── Listed entries ──
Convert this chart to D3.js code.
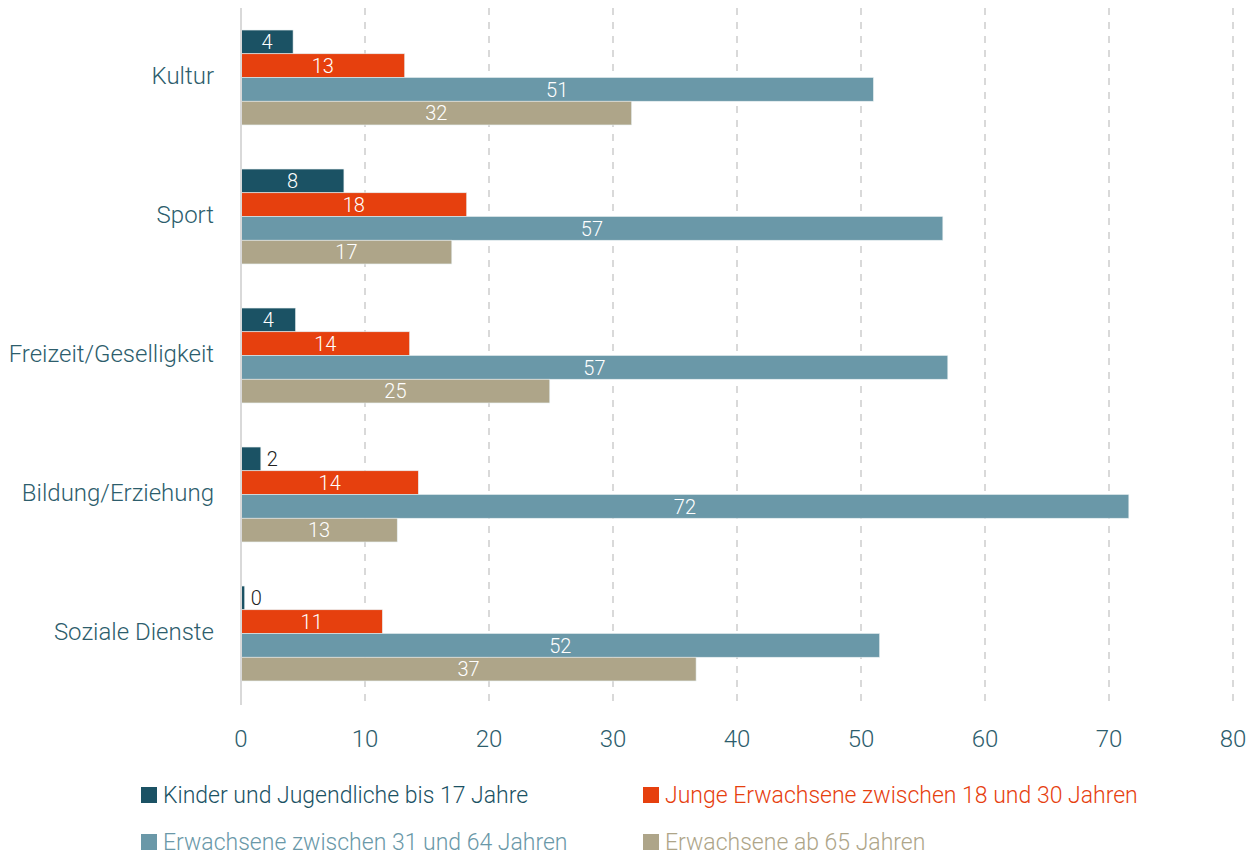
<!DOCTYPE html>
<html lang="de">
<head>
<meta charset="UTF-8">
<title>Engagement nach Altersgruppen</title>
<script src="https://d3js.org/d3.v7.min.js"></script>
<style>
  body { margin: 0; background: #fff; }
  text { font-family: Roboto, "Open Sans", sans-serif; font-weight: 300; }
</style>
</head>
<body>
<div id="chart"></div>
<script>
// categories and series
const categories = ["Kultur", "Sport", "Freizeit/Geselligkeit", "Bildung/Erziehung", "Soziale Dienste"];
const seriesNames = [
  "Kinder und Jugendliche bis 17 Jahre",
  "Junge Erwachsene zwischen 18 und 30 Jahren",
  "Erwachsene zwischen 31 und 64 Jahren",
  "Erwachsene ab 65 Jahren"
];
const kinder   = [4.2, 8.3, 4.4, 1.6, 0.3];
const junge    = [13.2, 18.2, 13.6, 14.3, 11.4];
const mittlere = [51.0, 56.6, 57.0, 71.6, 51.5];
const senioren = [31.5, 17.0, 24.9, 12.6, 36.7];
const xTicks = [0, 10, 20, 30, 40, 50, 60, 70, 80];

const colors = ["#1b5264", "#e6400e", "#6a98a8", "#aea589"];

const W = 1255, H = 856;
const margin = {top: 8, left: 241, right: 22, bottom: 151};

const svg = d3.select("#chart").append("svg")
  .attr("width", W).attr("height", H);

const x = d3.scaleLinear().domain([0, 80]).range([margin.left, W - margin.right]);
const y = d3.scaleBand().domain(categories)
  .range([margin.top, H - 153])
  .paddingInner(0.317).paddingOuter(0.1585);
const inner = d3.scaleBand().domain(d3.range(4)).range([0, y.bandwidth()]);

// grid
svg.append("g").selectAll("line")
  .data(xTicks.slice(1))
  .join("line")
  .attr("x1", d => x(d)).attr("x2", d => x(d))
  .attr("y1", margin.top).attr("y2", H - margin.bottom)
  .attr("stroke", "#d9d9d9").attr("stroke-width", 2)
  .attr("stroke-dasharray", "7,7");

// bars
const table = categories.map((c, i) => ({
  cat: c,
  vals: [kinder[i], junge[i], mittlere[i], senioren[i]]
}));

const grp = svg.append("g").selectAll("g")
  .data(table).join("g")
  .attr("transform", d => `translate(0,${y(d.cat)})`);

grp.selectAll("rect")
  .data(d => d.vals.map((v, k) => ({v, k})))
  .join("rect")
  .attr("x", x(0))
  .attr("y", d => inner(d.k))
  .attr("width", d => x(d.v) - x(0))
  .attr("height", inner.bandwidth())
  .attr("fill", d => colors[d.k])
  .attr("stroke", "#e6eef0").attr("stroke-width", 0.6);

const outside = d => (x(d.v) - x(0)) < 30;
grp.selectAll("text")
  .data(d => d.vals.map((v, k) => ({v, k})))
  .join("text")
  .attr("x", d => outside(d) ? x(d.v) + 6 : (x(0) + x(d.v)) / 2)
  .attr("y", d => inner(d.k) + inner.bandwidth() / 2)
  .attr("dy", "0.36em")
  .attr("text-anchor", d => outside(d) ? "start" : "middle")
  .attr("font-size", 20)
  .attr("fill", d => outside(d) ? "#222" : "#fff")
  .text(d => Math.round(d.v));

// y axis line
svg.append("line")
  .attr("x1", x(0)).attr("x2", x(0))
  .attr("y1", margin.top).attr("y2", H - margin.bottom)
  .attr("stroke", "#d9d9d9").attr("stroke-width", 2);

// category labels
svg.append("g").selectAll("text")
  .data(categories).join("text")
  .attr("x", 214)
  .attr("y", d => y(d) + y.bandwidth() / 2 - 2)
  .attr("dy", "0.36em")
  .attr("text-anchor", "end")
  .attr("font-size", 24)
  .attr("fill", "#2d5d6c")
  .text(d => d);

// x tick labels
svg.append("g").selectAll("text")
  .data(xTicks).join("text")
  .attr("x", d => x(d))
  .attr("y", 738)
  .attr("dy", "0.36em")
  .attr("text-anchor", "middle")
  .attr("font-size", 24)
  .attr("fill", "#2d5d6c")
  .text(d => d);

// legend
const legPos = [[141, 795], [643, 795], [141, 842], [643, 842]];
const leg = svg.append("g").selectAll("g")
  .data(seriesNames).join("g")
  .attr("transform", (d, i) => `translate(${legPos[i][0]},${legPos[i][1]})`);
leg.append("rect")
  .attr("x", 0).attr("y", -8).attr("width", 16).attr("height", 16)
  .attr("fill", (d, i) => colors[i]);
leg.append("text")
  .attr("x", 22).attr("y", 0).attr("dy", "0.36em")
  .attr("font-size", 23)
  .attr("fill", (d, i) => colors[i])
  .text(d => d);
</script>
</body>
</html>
───
── Listed entries ──
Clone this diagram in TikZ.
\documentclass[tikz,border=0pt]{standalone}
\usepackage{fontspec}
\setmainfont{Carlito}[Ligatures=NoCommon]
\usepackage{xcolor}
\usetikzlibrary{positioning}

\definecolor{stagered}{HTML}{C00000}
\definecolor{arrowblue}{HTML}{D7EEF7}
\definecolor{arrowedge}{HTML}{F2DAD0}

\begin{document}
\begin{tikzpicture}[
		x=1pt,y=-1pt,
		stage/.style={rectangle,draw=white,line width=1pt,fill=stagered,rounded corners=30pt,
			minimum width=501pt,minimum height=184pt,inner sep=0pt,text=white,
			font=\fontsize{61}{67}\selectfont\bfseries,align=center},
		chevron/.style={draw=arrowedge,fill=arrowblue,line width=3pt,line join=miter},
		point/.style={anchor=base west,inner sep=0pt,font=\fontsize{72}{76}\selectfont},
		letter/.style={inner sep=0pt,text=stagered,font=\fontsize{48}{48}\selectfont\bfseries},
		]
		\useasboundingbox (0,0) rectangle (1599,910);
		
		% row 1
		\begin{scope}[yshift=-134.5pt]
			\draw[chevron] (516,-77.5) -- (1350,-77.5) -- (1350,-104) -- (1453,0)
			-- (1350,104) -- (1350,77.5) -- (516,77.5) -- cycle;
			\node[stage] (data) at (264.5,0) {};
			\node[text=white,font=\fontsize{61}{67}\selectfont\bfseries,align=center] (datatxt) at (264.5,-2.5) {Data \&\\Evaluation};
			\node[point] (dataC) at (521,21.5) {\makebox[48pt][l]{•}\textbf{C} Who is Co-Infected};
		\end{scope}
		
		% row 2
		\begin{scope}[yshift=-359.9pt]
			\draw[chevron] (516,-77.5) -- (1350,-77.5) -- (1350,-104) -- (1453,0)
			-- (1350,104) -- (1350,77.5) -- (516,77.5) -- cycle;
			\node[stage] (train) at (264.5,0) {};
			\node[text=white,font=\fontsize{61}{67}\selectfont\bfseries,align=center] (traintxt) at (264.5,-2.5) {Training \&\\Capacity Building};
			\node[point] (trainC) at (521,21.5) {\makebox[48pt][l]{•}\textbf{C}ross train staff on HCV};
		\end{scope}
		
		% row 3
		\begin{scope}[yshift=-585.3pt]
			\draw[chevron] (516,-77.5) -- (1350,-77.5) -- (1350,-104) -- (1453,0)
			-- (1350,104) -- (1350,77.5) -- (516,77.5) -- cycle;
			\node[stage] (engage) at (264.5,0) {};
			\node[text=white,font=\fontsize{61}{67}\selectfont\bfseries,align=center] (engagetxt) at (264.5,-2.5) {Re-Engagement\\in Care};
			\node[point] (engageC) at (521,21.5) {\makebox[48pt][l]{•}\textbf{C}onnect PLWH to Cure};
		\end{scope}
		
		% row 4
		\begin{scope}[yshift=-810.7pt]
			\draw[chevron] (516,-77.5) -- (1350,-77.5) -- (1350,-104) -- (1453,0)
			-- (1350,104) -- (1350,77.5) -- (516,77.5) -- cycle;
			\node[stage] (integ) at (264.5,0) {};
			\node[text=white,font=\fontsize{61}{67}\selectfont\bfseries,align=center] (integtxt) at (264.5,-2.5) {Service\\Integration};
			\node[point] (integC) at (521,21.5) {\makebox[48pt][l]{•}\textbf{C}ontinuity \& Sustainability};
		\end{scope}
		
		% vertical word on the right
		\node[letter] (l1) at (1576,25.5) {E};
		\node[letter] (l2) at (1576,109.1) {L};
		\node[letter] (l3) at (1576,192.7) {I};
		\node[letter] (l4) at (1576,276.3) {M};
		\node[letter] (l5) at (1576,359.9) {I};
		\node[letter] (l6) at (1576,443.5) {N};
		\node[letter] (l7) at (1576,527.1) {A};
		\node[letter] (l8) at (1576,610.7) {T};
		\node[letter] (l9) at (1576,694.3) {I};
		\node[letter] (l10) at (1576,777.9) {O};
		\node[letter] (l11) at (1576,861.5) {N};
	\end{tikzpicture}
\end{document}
───
### Problem requirements
Where a line above contains the string "chart", copy that line.

### The solution
Convert this chart to D3.js code.
<div id="chart"></div>
const svg = d3.select("#chart").append("svg")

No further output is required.